David Roach, the president and CEO of West Cobb Funeral Home, asks survivors a routine roster of more than 100 questions after someone dies.
He says many of these blind-side people, who simply don’t know their mother’s mother’s maiden name or their father’s veteran serial number. “I see this look that comes upon their faces, and they go, ‘I never had this conversation with my mother. I never had this conversation with my father. They didn’t want to discuss this.’”
But now that may be changing.
There are more than 200 Death Cafes around the world, according to Mark LaRocca-Pitts. The hospice chaplain and one-time coffeehouse manager says that when he first heard of Death Cafes, it was as if someone had invented an event that perfectly combined two of his very favorite things.
He held Atlanta’s first event in March 2013, and he says once you get people started talking at a Death Café, it’s hard to get them to stop.
The cake and coffee may help. One rule of Death Café is that there must be cake. This meeting’s arrives emblazoned with Death Café’s tongue-in-cheek logo: a skeleton hand grasping a coffee mug.
The goal is to create a fun and freewheeling atmosphere, so that it’s easier to talk about things like…well, like planning one’s own funeral.
Richard Cohen and Perry Mitchell, sitting at one of the intimate tables of four, have some definite opinions there.
“I’ve always said I do want to be at my funeral. The problem is, I can’t—but I already know what they’re gonna play. ‘The Thrill is Gone’ by BB King,” says Cohen.
Mitchell chimes in. “Yeah, Bob Dylan. I’m a total Bob Dylan freak.” Mitchell plans to create a complete song list for his final memorial, maybe even mix CDs to hand out to mourners.
Like most people who come to Death Cafes, both these men are baby-boomers: born between 1946 and 1964. So is Pam Woodley, who’s sitting with them.
“I do think that we’re all going through these issues with our parents,” she says. “And they were maybe the generation that does whatever the doctor tells you.”
But her generation—which makes up the largest age cohort both in the nation and in metro Atlanta—it’s not exactly known to sit back and accept the status quo.
They stood up for social change in the 1960s and ‘70s, and then went on to invent things like getting married on the beach and the modern home-birth. Now, as many experience the loss of their parents, they want to shape the ends of their own lives, too.
Perry Mitchell is adamant on this point. “If I’m controlling my life, I also want to control how I die. I do not want a feeding tube. I do not want a ventilator. I do not want my ribs cracked for CPR. I don’t want that. While I’m here, I want to live as good as I can, and when I can’t live that way anymore, I’m ready to go.”
Hospice care, which emphasizes comfort at life’s end, has surged in recent years. Georgia is up to just-under-200 hospice facilities. In 2008, there were just 75.
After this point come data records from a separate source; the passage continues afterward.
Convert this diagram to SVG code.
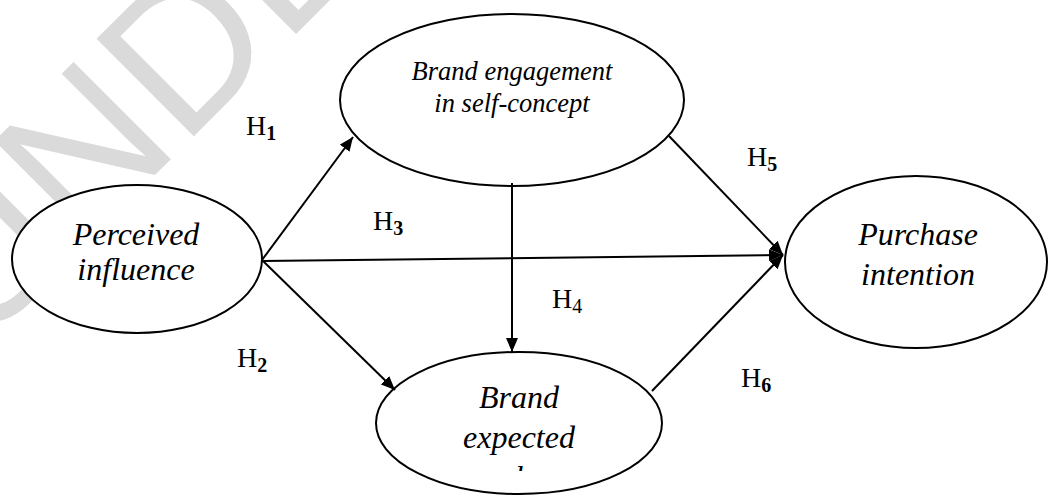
<svg xmlns="http://www.w3.org/2000/svg" width="1048" height="495" viewBox="0 0 1048 495">
<style>
.node ellipse{fill:#fff;stroke:#000;stroke-width:2}
.nt{font-family:"Liberation Serif",serif;font-style:italic;font-size:32px;text-anchor:middle;fill:#000}
.ns{font-size:26.5px}
.lb{font-family:"Liberation Serif",serif;font-size:28px;fill:#000}
.sb{font-size:20px;font-weight:bold}
.sn{font-size:20px}
.cn line{stroke:#000;stroke-width:2;fill:none}
.wm{font-family:"Liberation Sans",sans-serif;font-size:200px;fill:#dadada}
</style>
<defs>
<marker id="ah" viewBox="0 0 14 12" refX="14" refY="6" markerWidth="14" markerHeight="12" markerUnits="userSpaceOnUse" orient="auto">
<path d="M0,0 L14,6 L0,12 Z" fill="#000"/>
</marker>
<clipPath id="clipv"><rect x="0" y="0" width="1048" height="471"/></clipPath>
</defs>
<rect width="1048" height="495" fill="#fff"/>
<g id="watermark"><text class="wm" transform="translate(-22,352) rotate(-45)">UNDE</text></g>

<g id="n-perceived" class="node">
<ellipse cx="137" cy="259" rx="125" ry="74"/>
<text class="nt" x="136" y="245">Perceived</text>
<text class="nt" x="136" y="280">influence</text>
</g>
<g id="n-engagement" class="node">
<ellipse cx="512" cy="100" rx="172" ry="86"/>
<text class="nt ns" x="512" y="80">Brand engagement</text>
<text class="nt ns" x="512" y="112">in self-concept</text>
</g>
<g id="n-purchase" class="node">
<ellipse cx="916" cy="262" rx="131" ry="86"/>
<text class="nt" x="918" y="245">Purchase</text>
<text class="nt" x="918" y="285">intention</text>
</g>
<g id="n-expected" class="node">
<ellipse cx="519" cy="423" rx="143" ry="71"/>
<text class="nt" x="519" y="408">Brand</text>
<text class="nt" x="519" y="448">expected</text>
<text class="nt" x="519" y="488" clip-path="url(#clipv)">value</text>
</g>

<g id="connectors" class="cn">
<line x1="262" y1="260" x2="353" y2="137" marker-end="url(#ah)"/>
<line x1="262" y1="260" x2="395" y2="390" marker-end="url(#ah)"/>
<line x1="262" y1="261" x2="783" y2="255" marker-end="url(#ah)"/>
<line x1="512" y1="183" x2="512" y2="352" marker-end="url(#ah)"/>
<line x1="669" y1="136" x2="783" y2="255" marker-end="url(#ah)"/>
<line x1="652" y1="391" x2="783" y2="255" marker-end="url(#ah)"/>
</g>

<g id="labels">
<text class="lb" x="246" y="135">H<tspan class="sb" dy="5">1</tspan></text>
<text class="lb" x="237" y="367">H<tspan class="sb" dy="5">2</tspan></text>
<text class="lb" x="373" y="230">H<tspan class="sb" dy="5">3</tspan></text>
<text class="lb" x="552" y="308">H<tspan class="sn" dy="5">4</tspan></text>
<text class="lb" x="747" y="166">H<tspan class="sb" dy="5">5</tspan></text>
<text class="lb" x="741" y="387">H<tspan class="sb" dy="5">6</tspan></text>
</g>
</svg>
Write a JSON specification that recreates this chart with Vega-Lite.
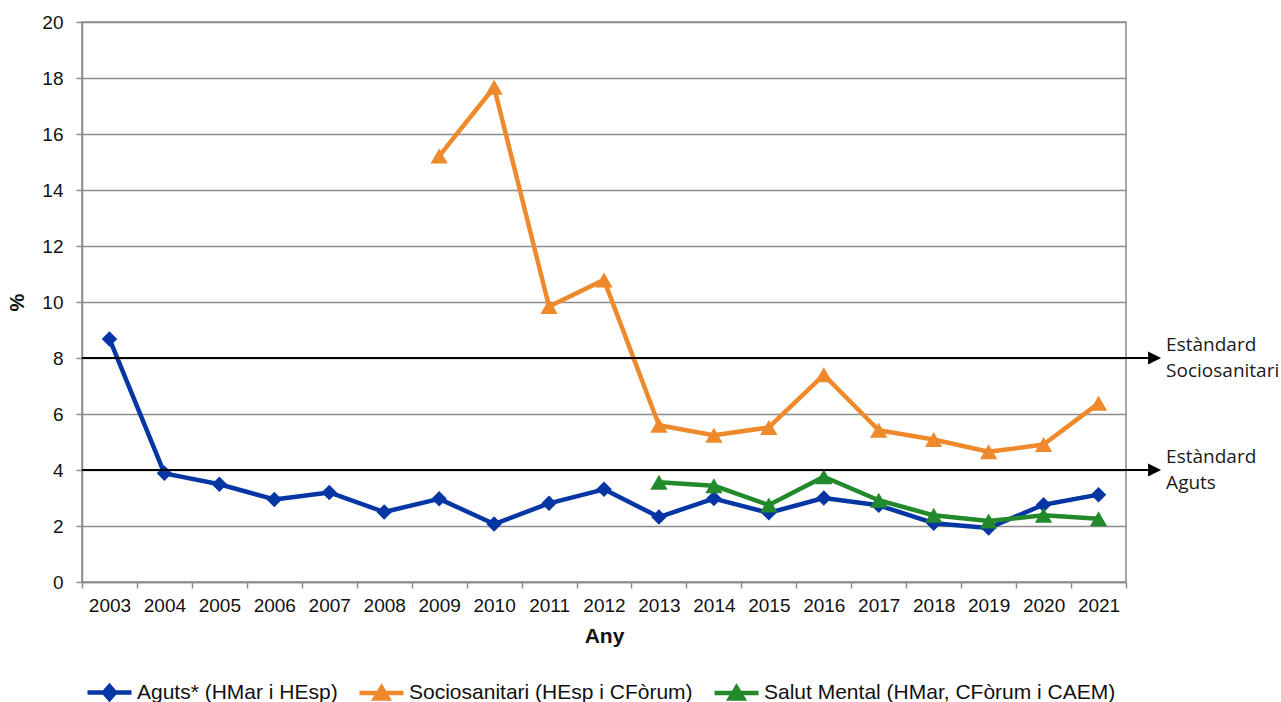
{
  "$schema": "https://vega.github.io/schema/vega-lite/v6.json",
  "width": 1044,
  "height": 560,
  "autosize": {"type": "none"},
  "padding": {"left": 82, "top": 22, "right": 155, "bottom": 120},
  "background": "white",
  "config": {
    "view": {"stroke": "#8c8c8c", "strokeWidth": 1.5},
    "font": "Liberation Sans"
  },
  "datasets": {
    "series": [
      {"any": 2003, "serie": "Aguts* (HMar i HEsp)", "valor": 8.68},
      {"any": 2004, "serie": "Aguts* (HMar i HEsp)", "valor": 3.88},
      {"any": 2005, "serie": "Aguts* (HMar i HEsp)", "valor": 3.49},
      {"any": 2006, "serie": "Aguts* (HMar i HEsp)", "valor": 2.95},
      {"any": 2007, "serie": "Aguts* (HMar i HEsp)", "valor": 3.2},
      {"any": 2008, "serie": "Aguts* (HMar i HEsp)", "valor": 2.5},
      {"any": 2009, "serie": "Aguts* (HMar i HEsp)", "valor": 2.97},
      {"any": 2010, "serie": "Aguts* (HMar i HEsp)", "valor": 2.07},
      {"any": 2011, "serie": "Aguts* (HMar i HEsp)", "valor": 2.81},
      {"any": 2012, "serie": "Aguts* (HMar i HEsp)", "valor": 3.31},
      {"any": 2013, "serie": "Aguts* (HMar i HEsp)", "valor": 2.32},
      {"any": 2014, "serie": "Aguts* (HMar i HEsp)", "valor": 2.98},
      {"any": 2015, "serie": "Aguts* (HMar i HEsp)", "valor": 2.47},
      {"any": 2016, "serie": "Aguts* (HMar i HEsp)", "valor": 3.0},
      {"any": 2017, "serie": "Aguts* (HMar i HEsp)", "valor": 2.74},
      {"any": 2018, "serie": "Aguts* (HMar i HEsp)", "valor": 2.1},
      {"any": 2019, "serie": "Aguts* (HMar i HEsp)", "valor": 1.93},
      {"any": 2020, "serie": "Aguts* (HMar i HEsp)", "valor": 2.76},
      {"any": 2021, "serie": "Aguts* (HMar i HEsp)", "valor": 3.12},
      {"any": 2009, "serie": "Sociosanitari (HEsp i CFòrum)", "valor": 15.21},
      {"any": 2010, "serie": "Sociosanitari (HEsp i CFòrum)", "valor": 17.67},
      {"any": 2011, "serie": "Sociosanitari (HEsp i CFòrum)", "valor": 9.84},
      {"any": 2012, "serie": "Sociosanitari (HEsp i CFòrum)", "valor": 10.79},
      {"any": 2013, "serie": "Sociosanitari (HEsp i CFòrum)", "valor": 5.6},
      {"any": 2014, "serie": "Sociosanitari (HEsp i CFòrum)", "valor": 5.24},
      {"any": 2015, "serie": "Sociosanitari (HEsp i CFòrum)", "valor": 5.52},
      {"any": 2016, "serie": "Sociosanitari (HEsp i CFòrum)", "valor": 7.4},
      {"any": 2017, "serie": "Sociosanitari (HEsp i CFòrum)", "valor": 5.42},
      {"any": 2018, "serie": "Sociosanitari (HEsp i CFòrum)", "valor": 5.09},
      {"any": 2019, "serie": "Sociosanitari (HEsp i CFòrum)", "valor": 4.65},
      {"any": 2020, "serie": "Sociosanitari (HEsp i CFòrum)", "valor": 4.91},
      {"any": 2021, "serie": "Sociosanitari (HEsp i CFòrum)", "valor": 6.38},
      {"any": 2013, "serie": "Salut Mental (HMar, CFòrum i CAEM)", "valor": 3.56},
      {"any": 2014, "serie": "Salut Mental (HMar, CFòrum i CAEM)", "valor": 3.44},
      {"any": 2015, "serie": "Salut Mental (HMar, CFòrum i CAEM)", "valor": 2.75},
      {"any": 2016, "serie": "Salut Mental (HMar, CFòrum i CAEM)", "valor": 3.76},
      {"any": 2017, "serie": "Salut Mental (HMar, CFòrum i CAEM)", "valor": 2.92},
      {"any": 2018, "serie": "Salut Mental (HMar, CFòrum i CAEM)", "valor": 2.38},
      {"any": 2019, "serie": "Salut Mental (HMar, CFòrum i CAEM)", "valor": 2.18},
      {"any": 2020, "serie": "Salut Mental (HMar, CFòrum i CAEM)", "valor": 2.38},
      {"any": 2021, "serie": "Salut Mental (HMar, CFòrum i CAEM)", "valor": 2.26}
    ],
    "standards": [
      {"valor": 8, "etiqueta": ["Estàndard", "Sociosanitari"]},
      {"valor": 4, "etiqueta": ["Estàndard", "Aguts"]}
    ]
  },
  "layer": [
    {
      "data": {"name": "series"},
      "mark": {"type": "line", "strokeWidth": 4.5, "strokeJoin": "round"},
      "encoding": {
        "x": {
          "field": "any", "type": "quantitative",
          "scale": {"domain": [2002.5, 2021.5], "nice": false, "zero": false},
          "axis": {
            "values": [2002.5, 2003.5, 2004.5, 2005.5, 2006.5, 2007.5, 2008.5, 2009.5, 2010.5, 2011.5, 2012.5, 2013.5, 2014.5, 2015.5, 2016.5, 2017.5, 2018.5, 2019.5, 2020.5, 2021.5],
            "labelExpr": "datum.value < 2021.4 ? format(datum.value + 0.5, 'd') : ''",
            "labelOffset": 27.47, "labelAlign": "center",
            "tickSize": 6, "tickColor": "#8c8c8c", "tickWidth": 1.5,
            "domainColor": "#8c8c8c", "domainWidth": 1.5,
            "labelFontSize": 19, "labelColor": "#111111", "labelPadding": 8,
            "labelOverlap": false, "labelFlush": false, "labelBound": false, "grid": false,
            "title": "Any", "titleFontSize": 21, "titleFontWeight": "bold", "titleColor": "#111111", "titlePadding": 10
          }
        },
        "y": {
          "field": "valor", "type": "quantitative",
          "scale": {"domain": [0, 20], "nice": false},
          "axis": {
            "values": [0, 2, 4, 6, 8, 10, 12, 14, 16, 18, 20],
            "grid": true, "gridColor": "#8c8c8c", "gridWidth": 1.5,
            "tickSize": 6, "tickColor": "#8c8c8c", "tickWidth": 1.5,
            "domainColor": "#8c8c8c", "domainWidth": 1.5,
            "labelFontSize": 19, "labelColor": "#111111", "labelPadding": 13,
            "title": "%", "titleFontSize": 20, "titleFontWeight": "bold", "titleColor": "#111111", "titlePadding": 14
          }
        },
        "color": {
          "field": "serie", "type": "nominal",
          "scale": {
            "domain": ["Aguts* (HMar i HEsp)", "Sociosanitari (HEsp i CFòrum)", "Salut Mental (HMar, CFòrum i CAEM)"],
            "range": ["#0636a3", "#ef8a2c", "#228a2b"]
          },
          "legend": {
            "orient": "none", "legendX": 3, "legendY": 646,
            "direction": "horizontal", "title": null, "padding": 0,
            "symbolSize": 1936, "symbolStrokeWidth": 4,
            "labelFontSize": 21, "labelFont": "Liberation Sans", "labelColor": "#111111",
            "labelOffset": 3, "columnPadding": 12, "labelLimit": 600,
            "encode": {
              "symbols": {
                "update": {
                  "shape": {"signal": "datum.value === 'Aguts* (HMar i HEsp)' ? 'M-1,0H1M0,-0.29L0.25,0L0,0.29L-0.25,0Z' : 'M-1,0H1M0,-0.25L0.3,0.25L-0.3,0.25Z'"},
                  "fill": {"scale": "color", "field": "value"},
                  "stroke": {"scale": "color", "field": "value"},
                  "strokeWidth": {"value": 4.5},
                  "opacity": {"value": 1},
                  "fillOpacity": {"value": 1}
                }
              }
            }
          }
        }
      }
    },
    {
      "data": {"name": "series"},
      "transform": [{"filter": "datum.serie === 'Aguts* (HMar i HEsp)'"}],
      "mark": {"type": "point", "shape": "diamond", "filled": true, "size": 240, "opacity": 1},
      "encoding": {
        "x": {"field": "any", "type": "quantitative", "scale": {"domain": [2002.5, 2021.5], "nice": false, "zero": false}},
        "y": {"field": "valor", "type": "quantitative", "scale": {"domain": [0, 20], "nice": false}},
        "color": {"field": "serie", "type": "nominal"}
      }
    },
    {
      "data": {"name": "series"},
      "transform": [{"filter": "datum.serie !== 'Aguts* (HMar i HEsp)'"}],
      "mark": {"type": "point", "shape": "triangle-up", "filled": true, "size": 300, "opacity": 1},
      "encoding": {
        "x": {"field": "any", "type": "quantitative", "scale": {"domain": [2002.5, 2021.5], "nice": false, "zero": false}},
        "y": {"field": "valor", "type": "quantitative", "scale": {"domain": [0, 20], "nice": false}},
        "color": {"field": "serie", "type": "nominal"}
      }
    },
    {
      "data": {"name": "standards"},
      "mark": {"type": "rule", "color": "black", "strokeWidth": 2},
      "encoding": {
        "x": {"datum": 2002.5, "type": "quantitative", "scale": {"domain": [2002.5, 2021.5], "nice": false, "zero": false}},
        "x2": {"datum": 2021.9},
        "y": {"field": "valor", "type": "quantitative", "scale": {"domain": [0, 20], "nice": false}}
      }
    },
    {
      "data": {"name": "standards"},
      "mark": {"type": "point", "shape": "M-1,-1L1,0L-1,1Z", "filled": true, "color": "black", "size": 169, "opacity": 1},
      "encoding": {
        "x": {"datum": 2022.02, "type": "quantitative", "scale": {"domain": [2002.5, 2021.5], "nice": false, "zero": false}},
        "y": {"field": "valor", "type": "quantitative", "scale": {"domain": [0, 20], "nice": false}}
      }
    },
    {
      "data": {"name": "standards"},
      "mark": {"type": "text", "align": "left", "baseline": "middle", "font": "Open Sans", "fontSize": 19, "lineHeight": 26, "dy": -13, "color": "#1a1a1a"},
      "encoding": {
        "x": {"datum": 2022.23, "type": "quantitative", "scale": {"domain": [2002.5, 2021.5], "nice": false, "zero": false}},
        "y": {"field": "valor", "type": "quantitative", "scale": {"domain": [0, 20], "nice": false}},
        "text": {"field": "etiqueta"}
      }
    }
  ]
}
End-of-life plans require conversations about death, the sorts of dialogues encouraged at Death Café, whose own numbers are striking. Since it started in March 2013, Death Café Atlanta has reached its capacity numbers at every meeting. It could be an indicator that, with an aging boomer population, a once-taboo topic is not so off-limits anymore.
The day ends with a rendition of the song “Happy Trails.” Sheets with lyrics are passed around, and everyone croons along to a recording from the 1940s. People laugh as they imitate the high parts in falsetto. It’s a bit of lightness before everyone re-enters the every-day world.
After all, this dark topic is assured always to be here.